Confronting that snarling she-demon on the roof who looks like Sheena Easton in a bad video, Murray says, “All right, this chick is toast!” The way “Ghostbusters” works is that that line reduces her — and the whole movie — to toast before any weapon is fired. Murray’s theater-of-the-absurd nonchalance turns “Ghostbusters” into the Mad magazine parody of itself. He was the star, but he was also part of the audience, effectively sitting on the couch along with the rest of us, watching himself. After more than 30 years, that’s what still draws people to “Ghostbusters” as if it was their very own. Murray stood outside the frame much more than he did in a movie like, say, “Stripes” (for my money, his most uproarious film). And he could do it because “Ghostbusters,” funny as it is, is such a proudly goofy cheeseball farce-lollapalooza. Murray’s “Hey, relax, it’s only a movie” vibe was the pipeline connecting him to the audience and the audience to the movie.

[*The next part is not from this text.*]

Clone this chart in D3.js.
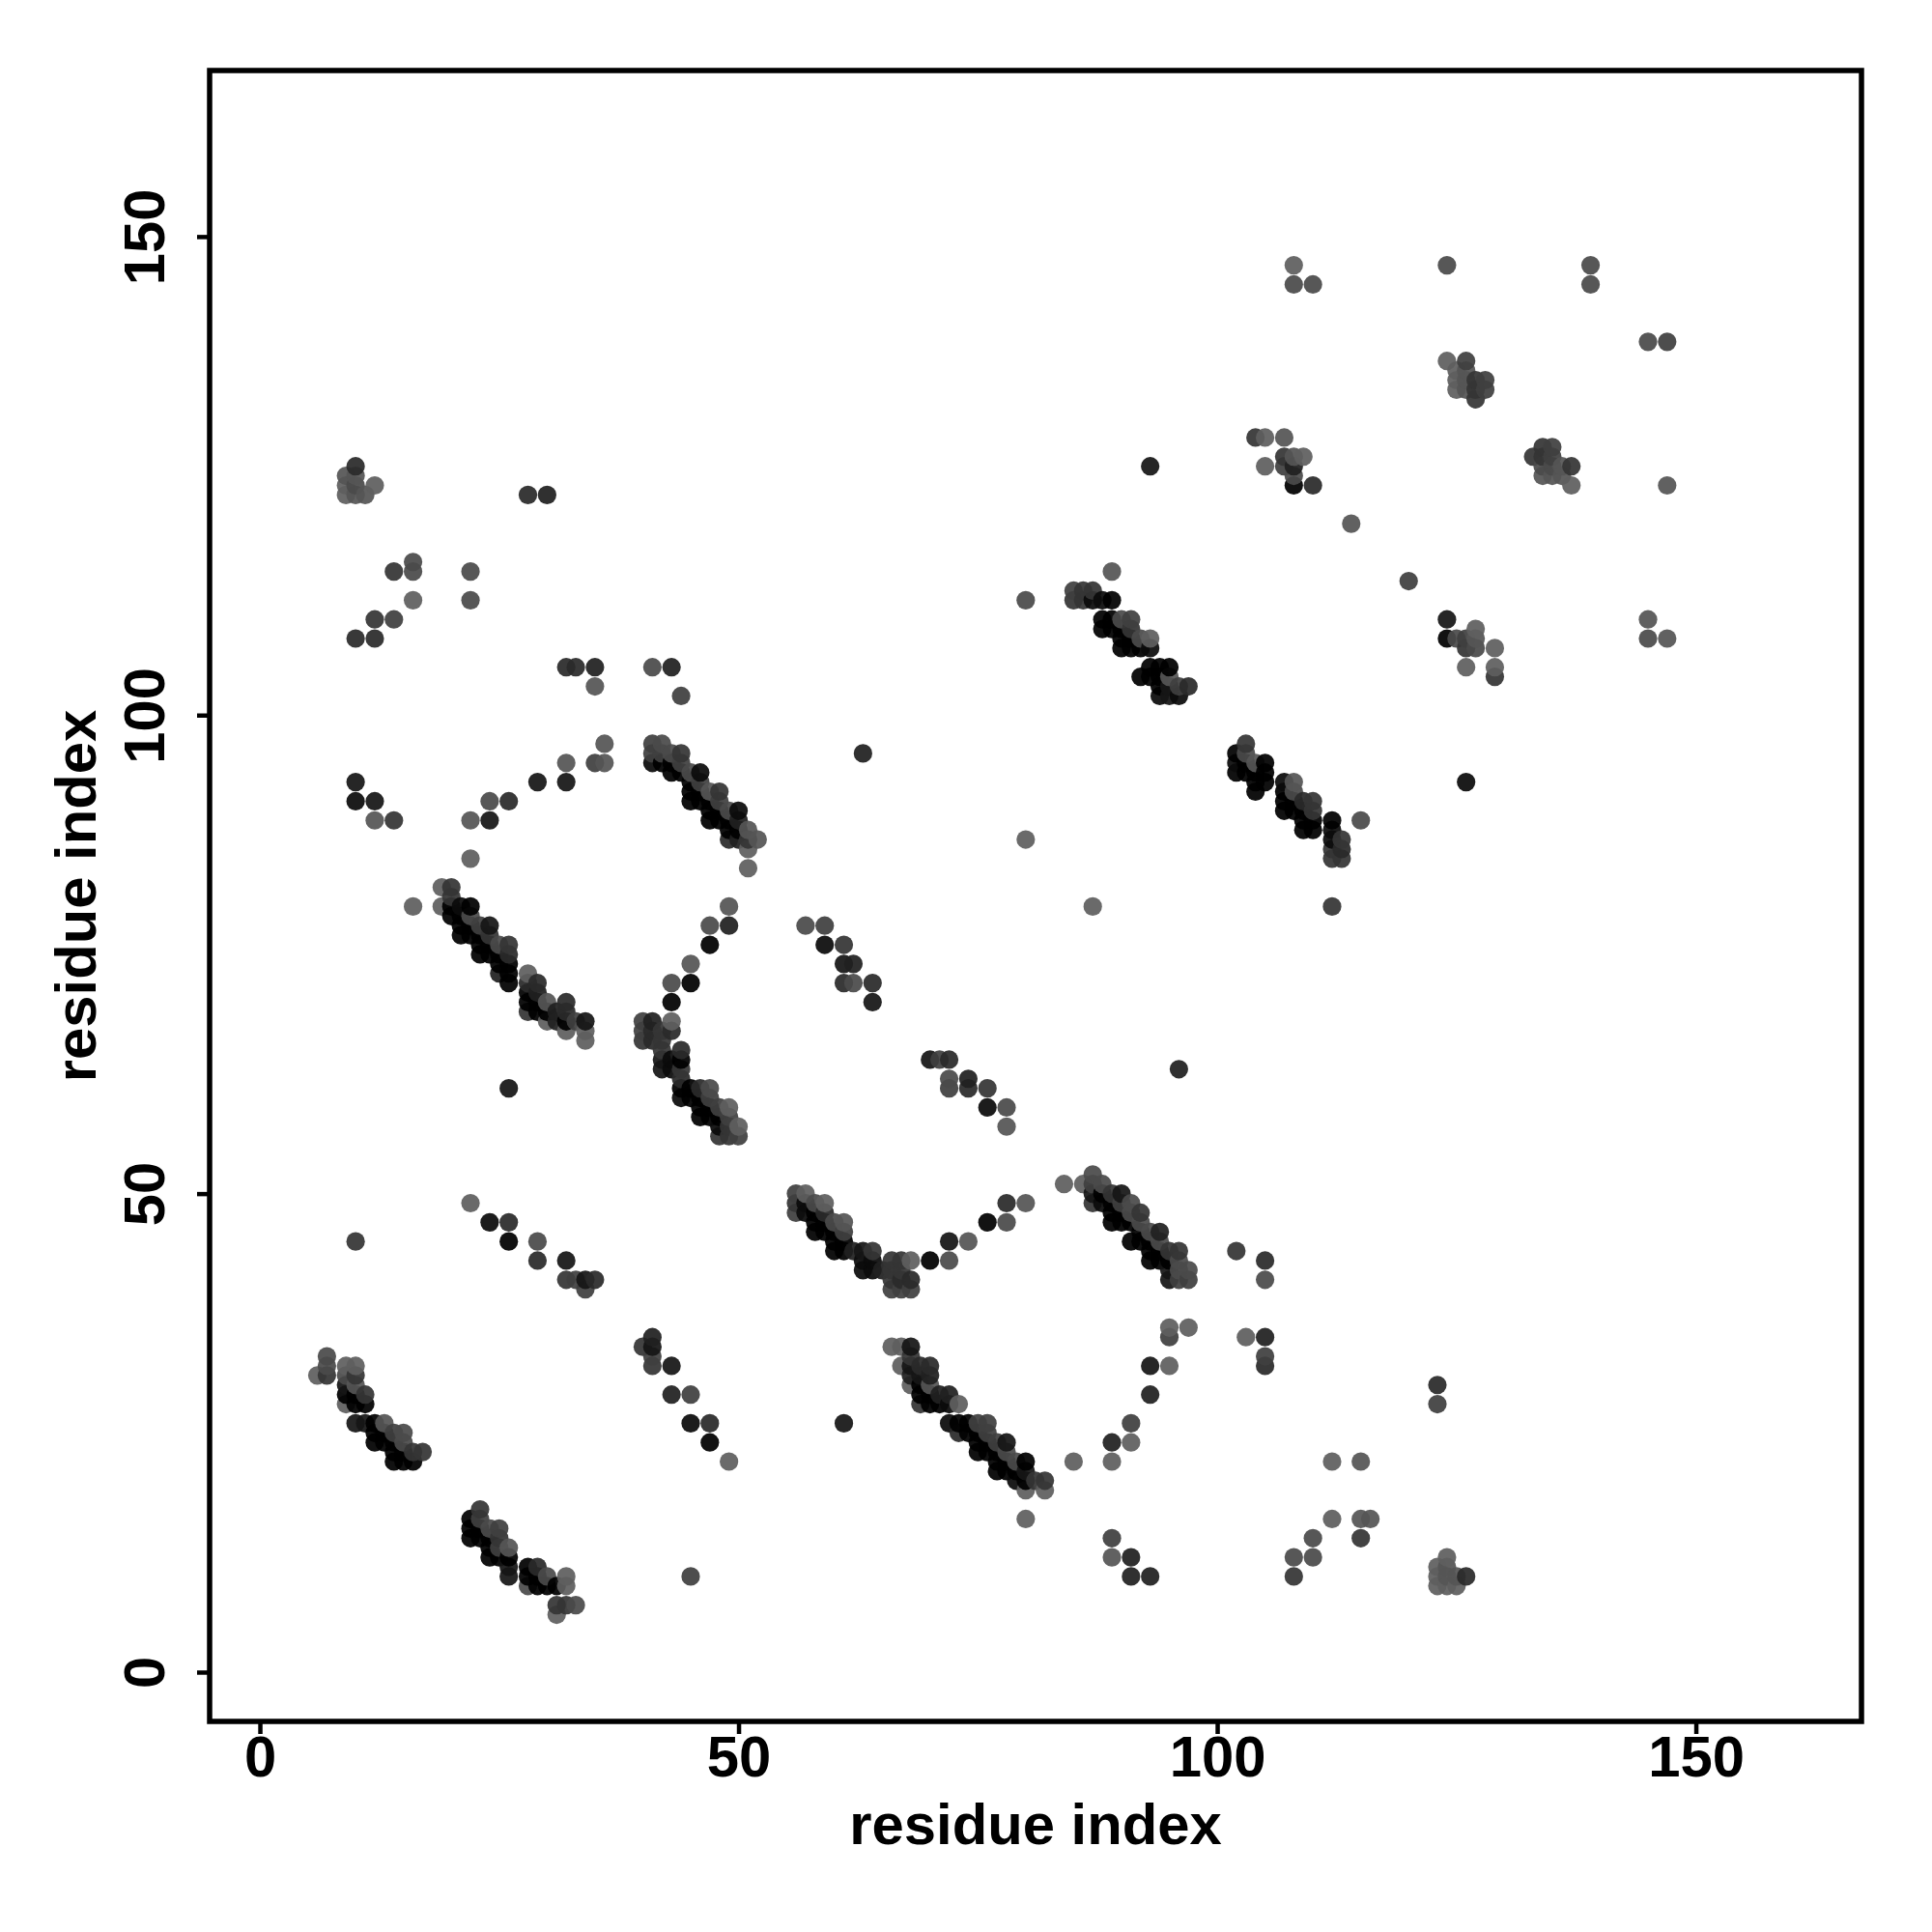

The makers of the new “Ghostbusters” were under no obligation to mirror every detail of the original; if anything, they may have been almost too loyal. And Internet hate aside, the decision to flip the gender of the lead characters was an inspired one. But to truly re-conjure the spirit of “Ghostbusters,” what the remake needed was some equivalent of the Murray ‘tude. Kristen Wiig, a postmodern comic virtuoso herself, certainly seemed an ideal candidate to do that. But Wiig, as the defrocked academic Erin Gilbert, is less arrogant than abashed; she’s folded into the story and isn’t allowed to wink at its lunacy. And maybe that’s because Wiig and her costars, along with director Paul Feig, have made a perfectly decent comedy that’s trying so gamely to treat it all with reverence that they lost sight of what made the original “Ghostbusters” special in the first place — its ticky-tacky irreverence, with Murray’s witty meta insolence practically poking a hole in the sets. That’s what viewers are nostalgic for: a time when not caring that much was something to giggle at.